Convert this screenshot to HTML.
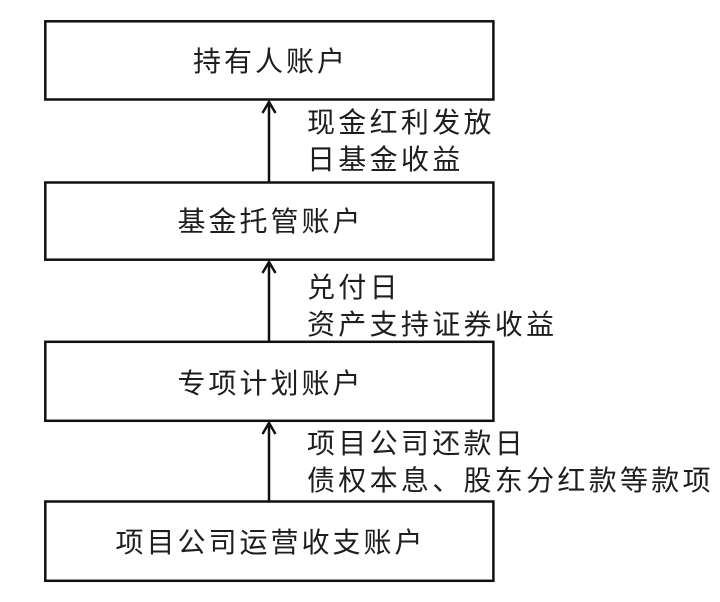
<!DOCTYPE html>
<html>
<head>
<meta charset="utf-8">
<style>
  html, body { margin:0; padding:0; background:#fff; }
  body { width:720px; height:602px; position:relative; overflow:hidden;
         font-family:"Liberation Sans","Noto Sans CJK SC",sans-serif; color:#1e1e1e; }
  svg { position:absolute; left:0; top:0; }
  .bt { position:absolute; left:46px; width:446px; text-align:center;
        font-size:28px; letter-spacing:3px; line-height:40px; height:40px; padding-left:3px; box-sizing:border-box; white-space:nowrap; }
  .lb { position:absolute; left:307px; font-size:28px; letter-spacing:3.3px; line-height:36.5px; white-space:nowrap; }
</style>
</head>
<body>
<svg width="720" height="602" viewBox="0 0 720 602">
  <g fill="none" stroke="#111" stroke-width="2.5">
    <rect x="45.3" y="21.3" width="448.1" height="78.2"/>
    <rect x="45.3" y="182.5" width="448.1" height="77.2"/>
    <rect x="45.3" y="341.8" width="448.1" height="79"/>
    <rect x="45.3" y="501.5" width="448.1" height="79.3"/>
    <line x1="269" y1="181.5" x2="269" y2="102"/>
    <polyline points="262.5,113 269,102 275.5,113"/>
    <line x1="269" y1="341" x2="269" y2="262"/>
    <polyline points="262.5,273 269,262 275.5,273"/>
    <line x1="269" y1="500.5" x2="269" y2="423"/>
    <polyline points="262.5,434 269,423 275.5,434"/>
  </g>
</svg>

<div class="bt" style="top:42px;">持有人账户</div>
<div class="bt" style="top:202px;">基金托管账户</div>
<div class="bt" style="top:363.5px;">专项计划账户</div>
<div class="bt" style="top:523px;">项目公司运营收支账户</div>

<div class="lb" style="top:105px;">现金红利发放<br>日基金收益</div>
<div class="lb" style="top:270px;">兑付日<br>资产支持证券收益</div>
<div class="lb" style="top:426px;">项目公司还款日<br>债权本息、股东分红款等款项</div>
</body>
</html>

- _TASK STATEMENT_
Copy out the data above exactly, except the pictures.

- _CORRECT ANSWER_
Convert this screenshot to HTML.
<!DOCTYPE html>
<html>
<head>
<meta charset="utf-8">
<style>
  html, body { margin:0; padding:0; background:#fff; }
  body { width:720px; height:602px; position:relative; overflow:hidden;
         font-family:"Liberation Sans","Noto Sans CJK SC",sans-serif; color:#1e1e1e; }
  svg { position:absolute; left:0; top:0; }
  .bt { position:absolute; left:46px; width:446px; text-align:center;
        font-size:28px; letter-spacing:3px; line-height:40px; height:40px; padding-left:3px; box-sizing:border-box; white-space:nowrap; }
  .lb { position:absolute; left:307px; font-size:28px; letter-spacing:3.3px; line-height:36.5px; white-space:nowrap; }
</style>
</head>
<body>
<svg width="720" height="602" viewBox="0 0 720 602">
  <g fill="none" stroke="#111" stroke-width="2.5">
    <rect x="45.3" y="21.3" width="448.1" height="78.2"/>
    <rect x="45.3" y="182.5" width="448.1" height="77.2"/>
    <rect x="45.3" y="341.8" width="448.1" height="79"/>
    <rect x="45.3" y="501.5" width="448.1" height="79.3"/>
    <line x1="269" y1="181.5" x2="269" y2="102"/>
    <polyline points="262.5,113 269,102 275.5,113"/>
    <line x1="269" y1="341" x2="269" y2="262"/>
    <polyline points="262.5,273 269,262 275.5,273"/>
    <line x1="269" y1="500.5" x2="269" y2="423"/>
    <polyline points="262.5,434 269,423 275.5,434"/>
  </g>
</svg>

<div class="bt" style="top:42px;">持有人账户</div>
<div class="bt" style="top:202px;">基金托管账户</div>
<div class="bt" style="top:363.5px;">专项计划账户</div>
<div class="bt" style="top:523px;">项目公司运营收支账户</div>

<div class="lb" style="top:105px;">现金红利发放<br>日基金收益</div>
<div class="lb" style="top:270px;">兑付日<br>资产支持证券收益</div>
<div class="lb" style="top:426px;">项目公司还款日<br>债权本息、股东分红款等款项</div>
</body>
</html>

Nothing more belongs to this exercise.